Among the key contributing factors to this slowdown, the OECD pointed to a sharp rise in average tariff rates, which jumped from around 2.5% to more than 15%, marking the highest level in decades for import duties. This escalation in trade protectionism—mainly stemming from increased tariffs between the United States and its trade partners—has imposed direct costs on global trade. It has increased import burdens for consumers, raised industrial input prices for companies, and caused significant disruption to global supply chains.
This trade tension has created an unstable economic environment that placed immediate pressure on investments, particularly when companies make decisions about expanding operations or relocating production lines.
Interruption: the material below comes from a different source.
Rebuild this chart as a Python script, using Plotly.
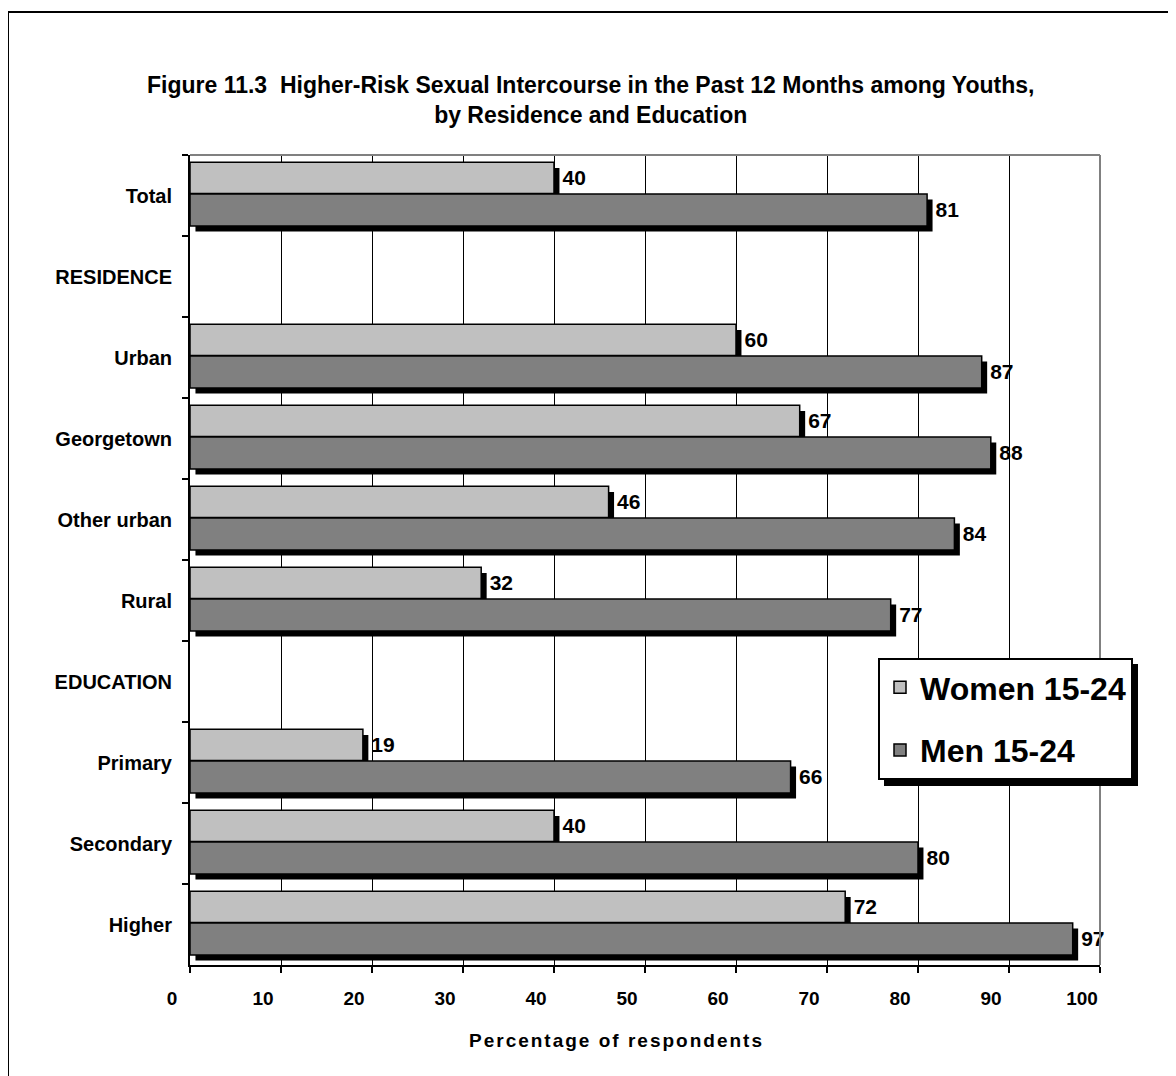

As a result, global trade has slowed noticeably, and major economies such as the United States, Canada, and Mexico appear to be among the hardest hit, with projected growth falling short of previous estimates.
In its report, the OECD made an effort to highlight the potential risks, warning that the continued imposition—or escalation—of tariffs could lead to deeper consequences, including sustained economic slowdown, increased inflation, and a decline in investment indicators. It also emphasized the need to return to open trade policies and foster international agreements to avoid more severe scenarios.
On the other hand, the organization shed light on some positive aspects, such as the possibility that easing tariffs could boost growth and relieve price pressures. It noted that the next steps may involve financial support measures in certain economies like China and Germany, as well as structural reforms that could help enhance medium-term growth.